The Serpent's Secret
(Kiranmala and the Kingdom Beyond, Book 1)
Scholastic Press, 2018, Intermediate Fiction, 368 p.
Kiran has always been a little embarrassed by her parents. While she
just wants to fit in, they persist in emphasizing her Bengali Indian heritage. They cook weird food, have a weird yard, and, worst of all, make her dress up like an
Indian princess every Halloween, which is also her birthday. The year
she turns 12 she decides to put her foot down. She is just about to tell
her parents she will be a vampire for Halloween, thank you very much,
when instead of finding her parents at home, she finds a raging demon
tearing up her kitchen.
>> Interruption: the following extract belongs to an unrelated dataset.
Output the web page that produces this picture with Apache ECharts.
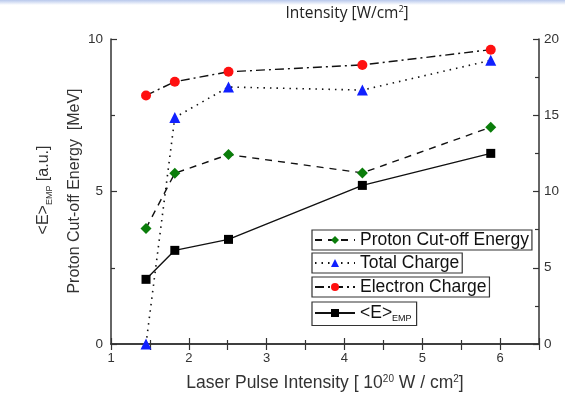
<!DOCTYPE html>
<html><head><meta charset="utf-8">
<script src="https://cdn.jsdelivr.net/npm/echarts@6/dist/echarts.min.js"></script>
<style>html,body{margin:0;padding:0;background:#fff}#c{width:565px;height:406px}</style>
</head><body><div id="c"></div>
<script>
const intensity = [1.45, 1.82, 2.51, 4.23, 5.88];
const protonEnergy = [3.79, 5.6, 6.21, 5.61, 7.11];
const totalCharge = [0, 14.85, 16.85, 16.65, 18.6];
const electronCharge = [16.3, 17.2, 17.85, 18.3, 19.3];
const eEmp = [2.12, 3.07, 3.43, 5.2, 6.25];
const leftTicks = [0, 5, 10];
const rightTicks = [0, 5, 10, 15, 20];
const xTicks = [1, 2, 3, 4, 5, 6];

const pair = (xs, ys) => xs.map((x, i) => [x, ys[i]]);
const FONT = '"Liberation Sans", Arial, sans-serif';
const chart = echarts.init(document.getElementById('c'));

const names = ['Proton Cut-off Energy', 'Total Charge', 'Electron Charge', '<E>EMP'];
const legendTops = [230, 253, 277, 302];
const axisLine = {show: true, lineStyle: {color: '#333', width: 1.5}};
const tick = {show: true, inside: true, length: 6, lineStyle: {color: '#333', width: 1.2}};
const minor = {show: true, splitNumber: 2, length: 4, lineStyle: {color: '#333', width: 1.2}};

chart.setOption({
  animation: false,
  backgroundColor: '#fff',
  grid: {left: 111, right: 26, top: 39, bottom: 62},
  xAxis: [{
    type: 'value', min: 1, max: 6.5, interval: 1, position: 'bottom',
    axisLine, axisTick: tick, minorTick: minor, splitLine: {show: false},
    axisLabel: {color: '#333', fontFamily: FONT, fontSize: 13, margin: 8, showMaxLabel: false,
      formatter: v => xTicks.includes(v) ? String(v) : ''},
    name: 'Laser Pulse Intensity [ 10{sup|20} W / cm{sup|2}]',
    nameLocation: 'middle', nameGap: 30,
    nameTextStyle: {color: '#333', fontFamily: FONT, fontSize: 17.5,
      rich: {sup: {fontSize: 10, verticalAlign: 'top', padding: [0, 0, 9, 0], fontFamily: FONT, color: '#333'}}}
  }, {
    type: 'value', min: 1, max: 6.5, interval: 0.5, position: 'top',
    axisLine, axisTick: tick, splitLine: {show: false}, axisLabel: {show: false}
  }],
  yAxis: [{
    type: 'value', min: 0, max: 10, interval: 5, position: 'left',
    axisLine, axisTick: tick, minorTick: minor, splitLine: {show: false},
    axisLabel: {color: '#333', fontFamily: FONT, fontSize: 13.5, margin: 8,
      formatter: v => leftTicks.includes(v) ? String(v) : ''}
  }, {
    type: 'value', min: 0, max: 20, interval: 5, position: 'right',
    axisLine, axisTick: tick, minorTick: minor, splitLine: {show: false},
    axisLabel: {color: '#333', fontFamily: FONT, fontSize: 13.5, margin: 5,
      formatter: v => rightTicks.includes(v) ? String(v) : ''}
  }],
  legend: names.map((n, i) => ({
    data: [n], left: 312, top: legendTops[i], orient: 'vertical',
    borderColor: '#333', borderWidth: 1.2, borderRadius: 0,
    padding: i === 3 ? [2, 5, 2, 2] : [1, 3, 1, 2],
    itemWidth: 40, itemHeight: 10, itemGap: 0,
    textStyle: {color: '#111', fontFamily: FONT, fontSize: 17.5,
      rich: {sub: {fontSize: 9, fontFamily: FONT, color: '#111', verticalAlign: 'bottom', padding: [12, 0, 0, 0]}}},
    formatter: name => name === '<E>EMP' ? '<E>{sub|EMP}' : name
  })),
  series: [{
    name: names[0], type: 'line', xAxisIndex: 0, yAxisIndex: 0,
    data: pair(intensity, protonEnergy),
    symbol: 'diamond', symbolSize: 11,
    itemStyle: {color: '#0a7d0a'},
    lineStyle: {color: '#111', width: 1.4, type: [7, 6]}
  }, {
    name: names[1], type: 'line', xAxisIndex: 0, yAxisIndex: 1,
    data: pair(intensity, totalCharge),
    symbol: 'triangle', symbolSize: 11,
    itemStyle: {color: '#1020ff'},
    lineStyle: {color: '#111', width: 1.6, type: [1.5, 5]}
  }, {
    name: names[2], type: 'line', xAxisIndex: 0, yAxisIndex: 1,
    data: pair(intensity, electronCharge),
    symbol: 'circle', symbolSize: 10,
    itemStyle: {color: '#ff1010'},
    lineStyle: {color: '#111', width: 1.4, type: [9, 4, 2, 4]}
  }, {
    name: names[3], type: 'line', xAxisIndex: 0, yAxisIndex: 0,
    data: pair(intensity, eEmp),
    symbol: 'rect', symbolSize: 9,
    itemStyle: {color: '#000'},
    lineStyle: {color: '#111', width: 1.4, type: 'solid'}
  }],
  graphic: [{
    type: 'rect', shape: {x: 0, y: 0, width: 565, height: 5},
    style: {fill: new echarts.graphic.LinearGradient(0, 0, 0, 1, [{offset: 0, color: '#b8c8ec'}, {offset: 1, color: '#ffffff'}])},
    silent: true
  }, {
    type: 'text', x: 347, y: 14,
    style: {text: 'Intensity [W/cm{sup|2}]', align: 'center', verticalAlign: 'middle',
      font: '15.5px "Open Sans", sans-serif', fill: '#222',
      rich: {sup: {fontSize: 9, fontFamily: '"Open Sans", sans-serif', fill: '#222', verticalAlign: 'top', padding: [0, 0, 10, 0]}}}
  }, {
    type: 'text', x: 75, y: 191, rotation: Math.PI / 2,
    style: {text: 'Proton Cut-off Energy  [MeV]', align: 'center', verticalAlign: 'middle',
      font: '16px "Liberation Sans", Arial, sans-serif', fill: '#333'}
  }, {
    type: 'text', x: 44, y: 190, rotation: Math.PI / 2,
    style: {text: '<E>{sub|EMP} [a.u.]', align: 'center', verticalAlign: 'middle',
      font: '16px "Liberation Sans", Arial, sans-serif', fill: '#333',
      rich: {sub: {fontSize: 9, fontFamily: FONT, fill: '#333', verticalAlign: 'bottom', padding: [12, 0, 0, 0]}}}
  }]
});
</script></body></html>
She is "rescued" from the demon, called a
rokkhosh, by two young men who claim to be princes, and starts on a
crazy adventure in the world where Indian mythology is real.
This is another
great choice for those who like Rick Riordan's earlier Percy Jackson
series. Kiran is a gutsy heroine who gradually comes to appreciate who, and what, she really is. The two princes are also appealing characters, and the reader wonders how the relationship between them and Kiran will develop in later books in the series. Das Gupta's settings are fantastic and capture the dream-like world of very ancient mythology while incorporating elements of modern science. She ends the book with a note about which stories were
based on which Indian Bengali folk tales, and gives their sources.